Thank You, Jon

Stephanie Wang, Staff Writer

It’s an ordinary day when my brother leaves for college. 

I’m two weeks into my junior year of high school when my brother pulls a carry-on bag—filled with enough clothes and bedding and stationery for him to settle into his new dorm in the next week—with him as he steps across the threshold, out of the house and into the garage. Yawning from waking up early in preparation for the trip, my dad helps my brother fit his luggage into the trunk in preparation for the six hour drive up the California coast to what will be his new home for the next few years. 

It’s not long before he leaves, the car pulls out of the driveway onto the street, after a few final goodbyes and well wishes and promises to stay in contact. I linger in the doorway for a moment  before returning to my room and sliding numbly into my chair at my desk by the window, thinking. 

It’s hardly the time for idle thoughts. After all, junior year workload is no joke, and school has just started, and I’m already overwhelmed by my extracurriculars and outside projects for the start of the year, and, and–and yet, the only thing on my mind, as I sat in my chair staring at the sunlight slanting through the shades over my window, is the realization that, I’m on my own now.

Now, really, in my rational mind, I know I’m being unreasonable and overdramatic; he’s only a call away—thank you, modern technology—with his number being the first one saved into my contacts the day we both got mobile phones years ago, and it’s not like I’m never seeing him again.

But the only thing that registers in my mind is the too-quiet emptiness of the bedroom adjacent to mine, the knowledge that no amount of rapid-speed internet will bridge the new 375-mile distance between us to the 10, 20 feet I had grown used to after living under the same roof as him for 16 years.

We’ve always been close, my older brother and I, and I’ve always regarded him as a study partner, a confidante, and a friend. From memorizing our times tables to walking to the school gates after school to sitting through Chinese class together, we’ve always had each other’s backs growing up, through thick and thin.

Neither of us has ever been particularly social, the two of us both inheriting our parents’ introverted personalities, but at any social outing or foreign environment, I would always trail after him like a shadow, and I became familiar with his friends before I first developed any of my own.

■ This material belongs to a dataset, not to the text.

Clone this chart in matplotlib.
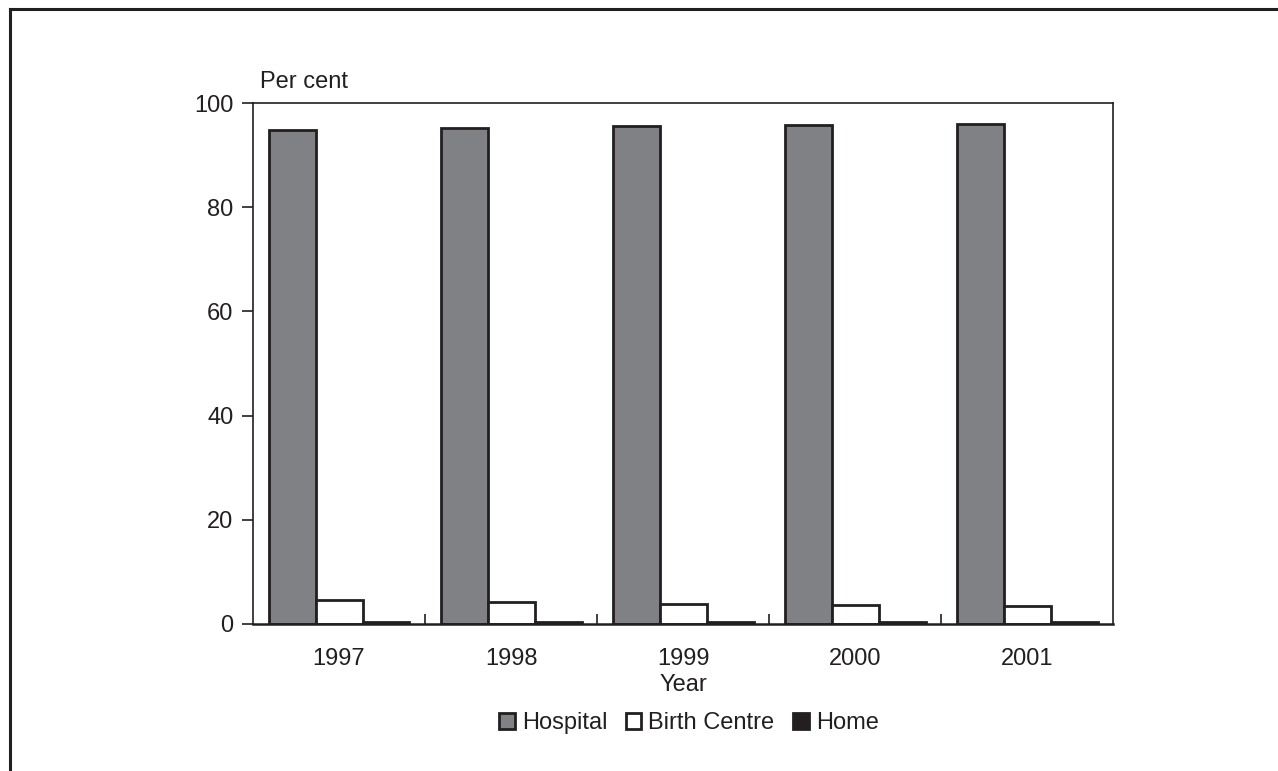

In so many instances, he’s always been an unwavering support, ready for me to fall back on at any time. 

In any case, he’s been a steady constant in my life, staying as my companion through elementary school, middle school, and the first 2 years of my high school career, outlasting the school friends I made, the hobbies I experimented with, the fantasy book series we both devoured as kids—until now. 

Thanks to the close relationship we’ve had since we were both very young, I didn’t know that having a sibling as a close companion wasn’t a guarantee until I was older and a little more outgoing, and started noticing my peers’ relationships with their siblings. One particular memory that stands out to me is visiting my cousins, both around the same age as we are, and seeing them fight in front of us. Since then, I’ve been far more aware of my luck in the sibling department—something that has only become more apparent to me in his absence. 

Paradoxically, his absence has only made me notice his presence in my life even more; I see him in the empty seat at the kitchen table, in the multicolored ballpoint Bic pen I found in his drawer after he left, in the matching spring green computer case and keyboard protector he left in his room that protects my computer.

And even as I write this now, he texts me reassurance for the competition tomorrow that I’ve been stressing over for days, at just the right time when I need it.

Even hundreds of miles away, unaware of my writing this piece in gratitude of him, it seems that he’s still been the person who knows me the best, who knows exactly what I need to hear at the moment, like always.

Thank you for always being there for me, Jon. I’m incredibly lucky to have a brother as kind as you.